Alguna vez dijimos que el sueño del Kirchner capitalista es que el resto de los capitalistas fueran sus testaferros, los que él creó y los previamente existentes. Y no metafóricamente.
Un sueño grandioso si no fuera miserable. Un sueño grandioso pero delirante que intentó en serio concretar y en el cual avanzó incluso más rápido de lo que él mismo pensaba.
Logrando convertir en realidad el dicho que siempre repetía y que su mujer citó en un discurso de 2012, ya fallecido su esposo: “Néstor me decía 'cuando uno quiere que un elefante no se vea ¿Qué hay que hacer? Poner varios elefantes, y si lo quiere disimular más, que el elefante sea verde o rosa'”.
Así, en vez de ocultar los bolsos, los hizo cotidianos, un hecho normal, los confundió con los maletines del Chueco o los dineros que recibían los jefes de Gabinete como Abal Medina.
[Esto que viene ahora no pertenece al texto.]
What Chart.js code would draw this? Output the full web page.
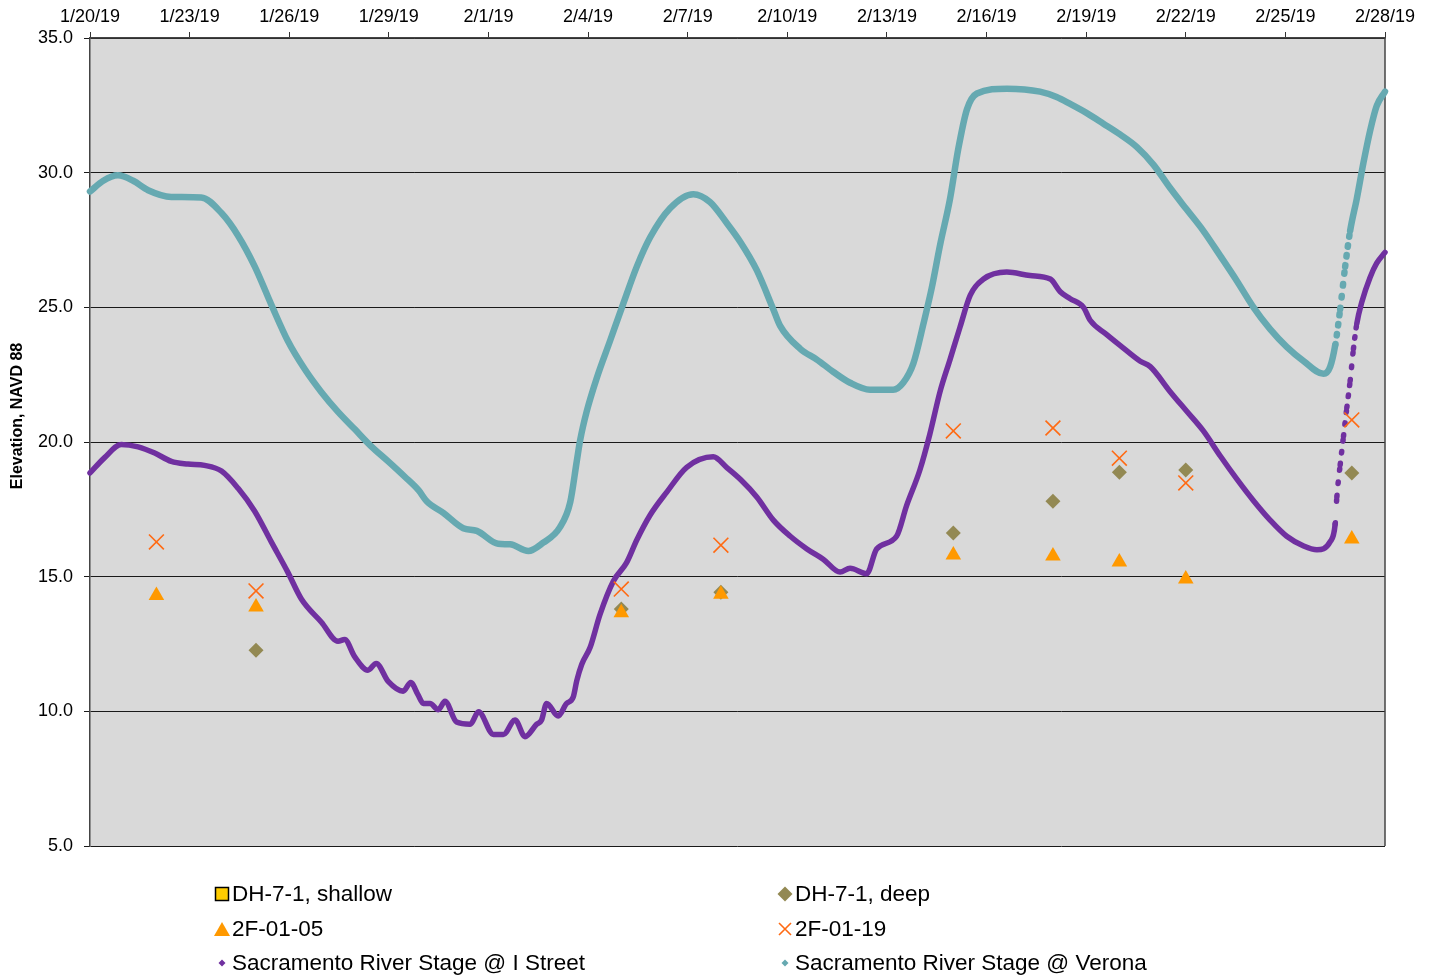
<!DOCTYPE html>
<html>
<head>
<meta charset="utf-8">
<title>Sacramento River Stage and well elevations</title>
<script src="https://cdn.jsdelivr.net/npm/chart.js@4.4.1/dist/chart.umd.min.js"></script>
<style>
html, body { margin: 0; padding: 0; background: #fff; }
#wrap { position: relative; width: 1433px; height: 978px; }
#legend .item {
    position: absolute;
    display: flex;
    align-items: center;
    height: 22px;
    line-height: 22px;
    font: 22.5px "Liberation Sans", Arial, sans-serif;
    color: #000;
    white-space: nowrap;
}
#legend svg { margin-right: 2px; }
</style>
</head>
<body>
<div id="wrap">
    <canvas id="myChart" width="1433" height="978"></canvas>
    <div id="legend"></div>
</div>
<script>
// 기준일 1/20/19 (x 값은 이 날부터의 일수)
var startDate = Date.UTC(2019, 0, 20);

// 관측정 측정값
var shallowDates = [];
var shallowElev = [];
var deepDates = ['2019-01-25', '2019-02-05', '2019-02-08', '2019-02-15', '2019-02-18', '2019-02-20', '2019-02-22', '2019-02-27'];
var deepElev = [12.27, 13.8, 14.42, 16.62, 17.8, 18.88, 18.96, 18.85];
var f05Dates = ['2019-01-22', '2019-01-25', '2019-02-05', '2019-02-08', '2019-02-15', '2019-02-18', '2019-02-20', '2019-02-22', '2019-02-27'];
var f05Elev = [14.3, 13.87, 13.66, 14.35, 15.8, 15.77, 15.54, 14.91, 16.4];
var f19Dates = ['2019-01-22', '2019-01-25', '2019-02-05', '2019-02-08', '2019-02-15', '2019-02-18', '2019-02-20', '2019-02-22', '2019-02-27'];
var f19Elev = [16.29, 14.47, 14.54, 16.17, 20.41, 20.52, 19.4, 18.48, 20.82];

// 하천 수위 (I Street)
var iStreetDay = [0, 0.44, 0.94, 1.45, 1.95, 2.45, 2.95, 3.45, 3.96, 4.46, 4.96, 5.46, 5.96, 6.37, 6.97, 7.47, 7.67, 7.97, 8.37, 8.62,
    8.98, 9.43, 9.66, 9.88, 10.04, 10.24, 10.49, 10.69, 11.04, 11.45, 11.7, 12.15, 12.45, 12.8, 13.1, 13.45, 13.6, 13.75, 14.1, 14.35,
    14.55, 14.66, 14.81, 15.06, 15.36, 15.76, 16.16, 16.47, 16.87, 17.37, 17.97, 18.77, 19.17, 19.6, 20.08, 20.58, 21.09, 21.59, 22.09, 22.59,
    22.89, 23.39, 23.69, 24.29, 24.59, 24.99, 25.29, 25.6, 25.9, 26.2, 26.51, 26.91, 27.61, 28.31, 28.92, 29.22, 29.52, 29.92, 30.12, 30.62,
    31.02, 31.63, 31.93, 32.53, 33.03, 33.53, 34.04, 34.54, 35.04, 35.54, 36.04, 36.55, 36.95, 37.35, 37.5, 37.55, 37.65, 37.75, 37.85, 37.95,
    38.05, 38.15, 38.3, 38.55, 38.75, 39.0];
var iStreetStage = [18.85, 19.42, 19.91, 19.82, 19.59, 19.28, 19.18, 19.13, 18.92, 18.28, 17.43, 16.29, 15.16, 14.16, 13.31, 12.6, 12.67, 12.03, 11.53, 11.78,
    11.11, 10.75, 11.07, 10.61, 10.29, 10.29, 10.06, 10.37, 9.6, 9.52, 9.98, 9.14, 9.14, 9.68, 9.06, 9.52, 9.68, 10.29, 9.83, 10.29,
    10.52, 11.14, 11.75, 12.37, 13.6, 14.83, 15.52, 16.37, 17.29, 18.14, 19.06, 19.45, 19.06, 18.6, 17.96, 17.1, 16.5, 16.03, 15.64, 15.17,
    15.31, 15.11, 16.03, 16.5, 17.63, 18.95, 20.28, 21.87, 23.06, 24.26, 25.45, 26.05, 26.31, 26.18, 26.05, 25.58, 25.32, 25.0, 24.52, 23.99,
    23.59, 23.0, 22.8, 21.87, 21.14, 20.41, 19.48, 18.62, 17.82, 17.1, 16.5, 16.14, 16.0, 16.3, 16.96, 17.96, 19.15, 20.21, 21.27, 22.27,
    23.46, 24.39, 25.19, 26.11, 26.64, 27.04];

// 하천 수위 (Verona)
var veronaDay = [0, 0.4, 0.84, 1.3, 1.75, 2.45, 3.35, 3.96, 4.46, 4.96, 5.46, 5.96, 6.47, 6.97, 7.47, 7.97, 8.47, 8.98, 9.48, 9.9,
    10.14, 10.64, 11.24, 11.65, 12.29, 12.65, 13.2, 13.65, 14.15, 14.46, 14.66, 14.76, 14.96, 15.26, 15.66, 16.06, 16.47, 16.87, 17.47, 18.17,
    18.67, 19.17, 19.6, 20.08, 20.58, 20.78, 21.39, 21.89, 22.39, 22.89, 23.49, 24.19, 24.49, 24.8, 25.1, 25.35, 25.6, 25.9, 26.15, 26.41,
    26.71, 27.61, 28.61, 29.11, 29.52, 30.02, 30.52, 31.02, 31.53, 32.03, 32.53, 33.03, 33.53, 34.04, 34.54, 35.04, 35.54, 36.04, 36.55, 37.15,
    37.35, 37.5, 37.65, 37.8, 37.95, 38.15, 38.35, 38.55, 38.75, 39.0];
var veronaStage = [29.3, 29.7, 29.9, 29.7, 29.35, 29.1, 29.08, 28.5, 27.66, 26.52, 25.1, 23.75, 22.7, 21.85, 21.12, 20.48, 19.84, 19.28, 18.71, 18.2,
    17.8, 17.37, 16.8, 16.7, 16.22, 16.2, 15.95, 16.26, 16.83, 17.75, 19.29, 20.06, 21.14, 22.37, 23.75, 25.14, 26.52, 27.6, 28.68, 29.2,
    28.91, 28.14, 27.4, 26.38, 24.92, 24.32, 23.46, 23.06, 22.6, 22.2, 21.94, 21.94, 22.2, 22.93, 24.39, 25.72, 27.31, 29.03, 30.89, 32.35,
    32.94, 33.12, 33.01, 32.81, 32.55, 32.21, 31.82, 31.42, 30.95, 30.29, 29.43, 28.63, 27.84, 26.91, 25.98, 25.0, 24.19, 23.53, 23.0, 22.53,
    22.8, 23.59, 24.93, 26.51, 27.84, 29.03, 30.36, 31.55, 32.48, 33.01];

function dayOf(str) {
    var p = str.split('-');
    return (Date.UTC(+p[0], +p[1] - 1, +p[2]) - startDate) / 86400000;
}
function wellPoints(dates, vals) {
    var out = [];
    for (var i = 0; i < dates.length; i++) {
        out.push({ x: dayOf(dates[i]), y: vals[i] });
    }
    return out;
}
function stagePoints(days, vals) {
    var out = [];
    for (var i = 0; i < days.length; i++) {
        out.push({ x: days[i], y: vals[i] });
    }
    return out;
}
// 가파른 구간: 시간 단위 점 간격이 선 굵기보다 크면 점선으로
function hourlyDash(days, width) {
    return function(ctx) {
        var dx = ctx.p1.x - ctx.p0.x;
        var dy = ctx.p1.y - ctx.p0.y;
        var hours = (days[ctx.p1DataIndex] - days[ctx.p0DataIndex]) * 24;
        if (!hours) return undefined;
        var gap = Math.sqrt(dx * dx + dy * dy) / hours;
        if (gap < width * 1.35) return undefined;
        return [1.5, gap - 1.5];
    };
}

var datasets = [{
    label: 'DH-7-1, shallow',
    data: wellPoints(shallowDates, shallowElev),
    showLine: false,
    pointStyle: 'rect',
    pointRadius: 9,
    backgroundColor: '#ffcc00',
    borderColor: '#000000',
    borderWidth: 1.5,
    order: 3
}, {
    label: 'DH-7-1, deep',
    data: wellPoints(deepDates, deepElev),
    showLine: false,
    pointStyle: 'rectRot',
    pointRadius: 7.5,
    backgroundColor: '#938953',
    borderColor: '#938953',
    borderWidth: 0,
    order: 2
}, {
    label: '2F-01-05',
    data: wellPoints(f05Dates, f05Elev),
    showLine: false,
    pointStyle: 'triangle',
    pointRadius: 9,
    backgroundColor: '#ff9900',
    borderColor: '#ff9900',
    borderWidth: 0,
    order: 0
}, {
    label: '2F-01-19',
    data: wellPoints(f19Dates, f19Elev),
    showLine: false,
    pointStyle: 'crossRot',
    pointRadius: 10.5,
    backgroundColor: '#ff6a13',
    borderColor: '#ff6a13',
    borderWidth: 1.6,
    order: 1
}, {
    label: 'Sacramento River Stage @ I Street',
    data: stagePoints(iStreetDay, iStreetStage),
    showLine: true,
    pointRadius: 0,
    pointStyle: 'rectRot',
    borderColor: '#7030a0',
    backgroundColor: '#7030a0',
    borderWidth: 5.5,
    borderCapStyle: 'round',
    borderJoinStyle: 'round',
    cubicInterpolationMode: 'monotone',
    clip: false,
    segment: { borderDash: hourlyDash(iStreetDay, 5.5) },
    order: 4
}, {
    label: 'Sacramento River Stage @ Verona',
    data: stagePoints(veronaDay, veronaStage),
    showLine: true,
    pointRadius: 0,
    pointStyle: 'rectRot',
    borderColor: '#66a9b1',
    backgroundColor: '#66a9b1',
    borderWidth: 6.5,
    borderCapStyle: 'round',
    borderJoinStyle: 'round',
    cubicInterpolationMode: 'monotone',
    clip: false,
    segment: { borderDash: hourlyDash(veronaDay, 6.5) },
    order: 5
}];

var plotBg = {
    id: 'plotBg',
    beforeDraw: function(chart) {
        var a = chart.chartArea;
        var c = chart.ctx;
        c.save();
        c.fillStyle = '#d9d9d9';
        c.fillRect(a.left, a.top, a.right - a.left, a.bottom - a.top);
        c.restore();
    },
    beforeDatasetsDraw: function(chart) {
        var a = chart.chartArea;
        var c = chart.ctx;
        c.save();
        c.strokeStyle = '#444';
        c.lineWidth = 1.5;
        c.beginPath();
        c.moveTo(a.right, a.top);
        c.lineTo(a.right, a.bottom);
        c.stroke();
        // y축 제목
        c.translate(18, (a.top + a.bottom) / 2 - 26);
        c.rotate(-Math.PI / 2);
        c.fillStyle = '#000';
        c.font = 'bold 16px "Liberation Sans", Arial, sans-serif';
        c.textAlign = 'center';
        c.textBaseline = 'middle';
        c.fillText('Elevation, NAVD 88', 0, 0);
        c.restore();
    }
};

var tickFont = { family: '"Liberation Sans", Arial, sans-serif', size: 18 };

var ctx = document.getElementById('myChart').getContext('2d');
var myChart = new Chart(ctx, {
    type: 'line',
    data: { datasets: datasets },
    options: {
        responsive: false,
        animation: false,
        layout: { padding: { left: 0, top: 0, right: 48, bottom: 132 } },
        plugins: {
            legend: { display: false },
            tooltip: { enabled: false }
        },
        scales: {
            x: {
                type: 'linear',
                position: 'top',
                min: 0,
                max: 39,
                afterFit: function(s) { s.height = 38; },
                ticks: {
                    stepSize: 3,
                    color: '#000',
                    font: tickFont,
                    padding: 4,
                    maxRotation: 0,
                    callback: function(v) {
                        var d = new Date(startDate + v * 86400000);
                        return (d.getUTCMonth() + 1) + '/' + d.getUTCDate() + '/19';
                    }
                },
                grid: { drawOnChartArea: false, drawTicks: true, tickLength: 6, color: '#333', lineWidth: 1 },
                border: { display: true, color: '#444', width: 1.5 }
            },
            y: {
                min: 5,
                max: 35,
                afterFit: function(s) { s.width = 90; },
                ticks: {
                    stepSize: 5,
                    color: '#000',
                    font: tickFont,
                    padding: 11,
                    callback: function(v) { return v.toFixed(1); }
                },
                grid: { color: '#1a1a1a', lineWidth: 1, tickLength: 6 },
                border: { display: true, color: '#444', width: 1.5 }
            }
        }
    },
    plugins: [plotBg]
});

// 범례 (2열)
function markerSvg(ds) {
    var fill = ds.backgroundColor;
    var s = '<svg width="16" height="16" viewBox="0 0 16 16">';
    if (ds.pointStyle === 'rect') {
        s += '<rect x="1.5" y="1.5" width="13" height="13" fill="' + fill + '" stroke="#000" stroke-width="1.5"/>';
    } else if (ds.pointStyle === 'triangle') {
        s += '<polygon points="8,1 16,15 0,15" fill="' + fill + '"/>';
    } else if (ds.pointStyle === 'crossRot') {
        s += '<path d="M2,2 L14,14 M14,2 L2,14" stroke="' + ds.borderColor + '" stroke-width="1.6"/>';
    } else if (ds.showLine) {
        s += '<polygon points="8,4.5 11.5,8 8,11.5 4.5,8" fill="' + fill + '"/>';
    } else {
        s += '<polygon points="8,0.5 15.5,8 8,15.5 0.5,8" fill="' + fill + '"/>';
    }
    return s + '</svg>';
}
var legendCols = [214, 777];
var legendRows = [883, 918, 952];
var legendBox = document.getElementById('legend');
for (var i = 0; i < datasets.length; i++) {
    var item = document.createElement('div');
    item.className = 'item';
    item.style.left = legendCols[i % 2] + 'px';
    item.style.top = legendRows[Math.floor(i / 2)] + 'px';
    item.innerHTML = markerSvg(datasets[i]) + '<span>' + datasets[i].label + '</span>';
    legendBox.appendChild(item);
}
</script>
</body>
</html>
Hoy un empresario arrepentido admite que lo que Centeno dice de los bolsos era cierto, pero que le suena fantasía el monto sideral que éste relata habían trasladado en el auto del que era chofer.
Lo mismo decían de Fariña, pero cuando se convoca a marginales para robar, es inevitable que sean esos marginales arrepentidos los que más cerca estén de la verdad.
Para transformarse en el principal capitalista de su propio capitalismo en una patria disfrazada de socialista, aparte de crear sus propios amigos empresarios, doblegó a todos los demás, los obligó a pagar y quedarse callados.
Y casi todos callaron, deviniendo cómplices. Aranguren y el periodismo que no se le rindió son las excepciones que justifican la regla, pero también las que demuestran que era posible resistir.
O sea, a Kirchner no se le aportaba ilegalmente para el financiamiento de la política sino para su utopía personal. Eran coimas lisas y llanas a cambio de obras que ni siquiera pagaba el empresario sino los sobreprecios que le permitían.
Los empresarios no sólo contribuyeron a esa nefasta utopía por miedo o coacción sino por conveniencia, porque los mayores costos los beneficiaban mucho más de lo que debían devolver.
Así, Kirchner corrompió a todos los que pudo (y pudo con casi todos) con lo cual convirtió la corrupción en un hecho político más, quizá el principal de su sistema.
No fue un robo convencional, su fin no era el enriquecimiento personal (eso era apenas un subproducto ya que con menos del 1% de la recaudado bastaba para enriquecer a varias generaciones K) sino la desmedida e ilusoria pretensión de devenir el único dueño de la Argentina.
Quizá todos los que intervinieron con él en el crimen formaron una asociación ilícita típica, para robar, pero para Kirchner era su modo de hacer política.
Y ahora, como lo demuestran los cuadernos, se verifica que no fue un crimen perfecto, pero no porque se lo haya descubierto por imperfecto sino por ferpecto, porque dentro de su lógica estaba muy bien pensado, pero el fin al que aspiraba era no sólo estrafalario y delirante sino esencialmente imposible.